If we keep on selling a narrative of significant positive changes when indeed this is not the case we risk making elevated risk groups invisible, we risk a presumption of positive change when in fact it is not happening. The life expectancy gap has not been reduced to 10.6 years. For years the Closing the Gap effort was being sold as closing when in fact it was not closing.
Much has been sold as occurring when in fact the opposite has been the case, such as the presumption of the annual $30 billion ‘Indigenous spend’. Half of this $30 billion presumption includes the normal spend due to Australian citizens. Therefore if there is an affirmative action spending it is less than $15 billion, but even this is not true. A significant proportion outrageously includes the cost of incarceration and law and order spends. The majority of the rest of the claimed spending that could be argued as affirmative action spending, just does not happen; but what does leave Canberra – the majority does not reach the communities and instead is swallowed up by contractors and carpetbaggers.

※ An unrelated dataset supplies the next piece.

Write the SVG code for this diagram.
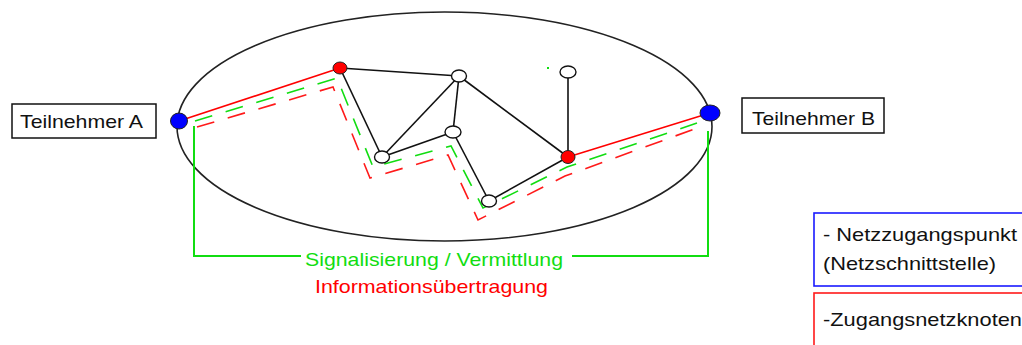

Because of half-truths and the desperation for a good news tale, in either the misguided or diabolical notion that it may inspire hope and from that hope we extract a dividend of social change agency, instead we are thwarted. We have to get the message to the Australian people that on average, Aboriginal and Torres Islanders, the First Peoples of this continent, are still living half-lives. Despite the significant increase in the Aboriginal and Torres Strait Islander population, to 730,000 – to 3 per cent of the total Australian population – an increase of 21 per cent over a five year period according to Census data, the life expectancy gap remains abominably wide. More Australians are identifying proudly to an Aboriginal and/or Torres Strait Islander heritage – and this is skewing the data, the collectivised averages. The statistical narrative is catastrophic; one in 19 deaths a suicide, one in 9 have been to jail, one in 2 impoverished but it is even worse when we disaggregate to those who have always identified, to those who generation after generation have lived marginalised.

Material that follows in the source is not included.